More life changes: Grandmother’s set of silver (for 12) set off all the alarms checking in for a flight to Italy. Carrying it on meant unwrapping every single knife, even if they couldn’t cut much more than butter. When I furnished an American home, my bag from Italy was filled with faucets, light fixtures and even Italian toilet valves. Like the pans, the quality-price ratio for fixtures favored Italy. The toilets did not fit into even my capacious bags (bags which, minus the extra string, looked like discards from immigrating Third World families.) Instead, the toilets went airfreight. When I retrieved them from customs in Boston, the agent looked at me funny: “We’ve got these here too, ma’am.”
Food copied clothes that copied cookware. Pecans, Vermont cheddar and good herbal teas went East. Parmesan cheese, panettone and torrone went West.

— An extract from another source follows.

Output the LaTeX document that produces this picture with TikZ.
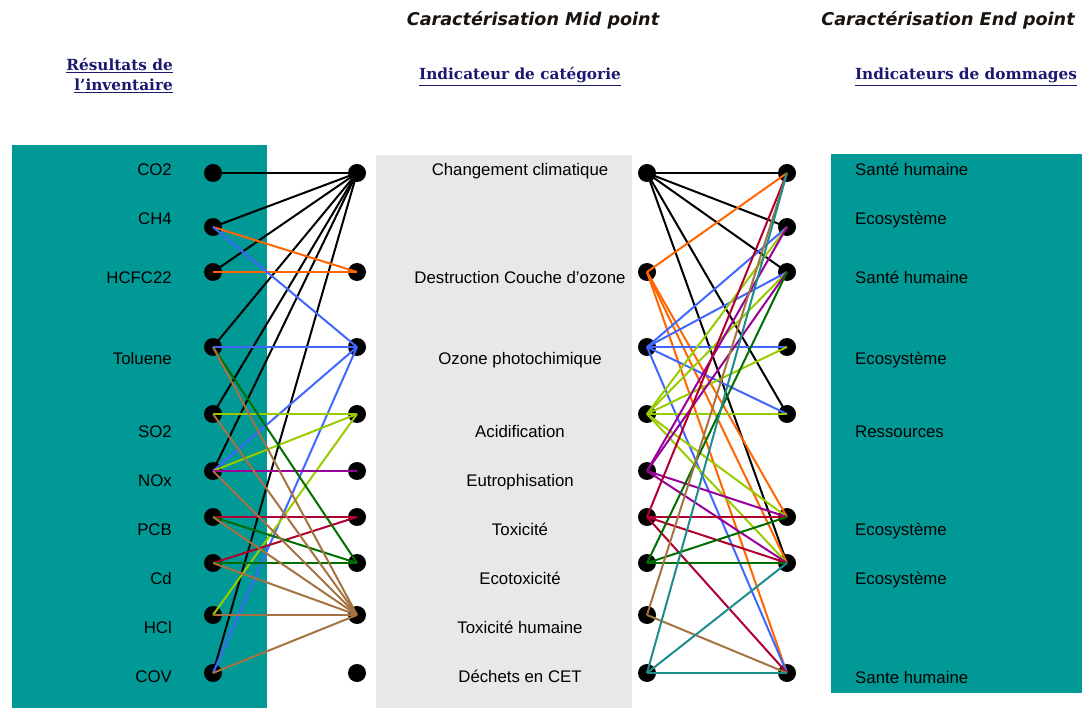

Some things only go one way. Books and music go East. And the mythical Spontex — a cross between a sponge and dishcloth available at the Esselunga supermarket — is in any suitcase going West. I don’t know how Americans live without it.
Actually, I didn’t really notice when airlines reduced the baggage allowance. Probably because my need for bags is less necessary now. Children have grown. Globalization has arrived. Markets move faster. There’s Amazon. Patagonia’s styles for the Italian market are better than American ones. Today’s paninari wear Abercrombie & Fitch and buy it in the A&F Milan megastore.
Probably just as well. Age excludes heavy suitcases and brings new kinds of excess baggage. Pazienza.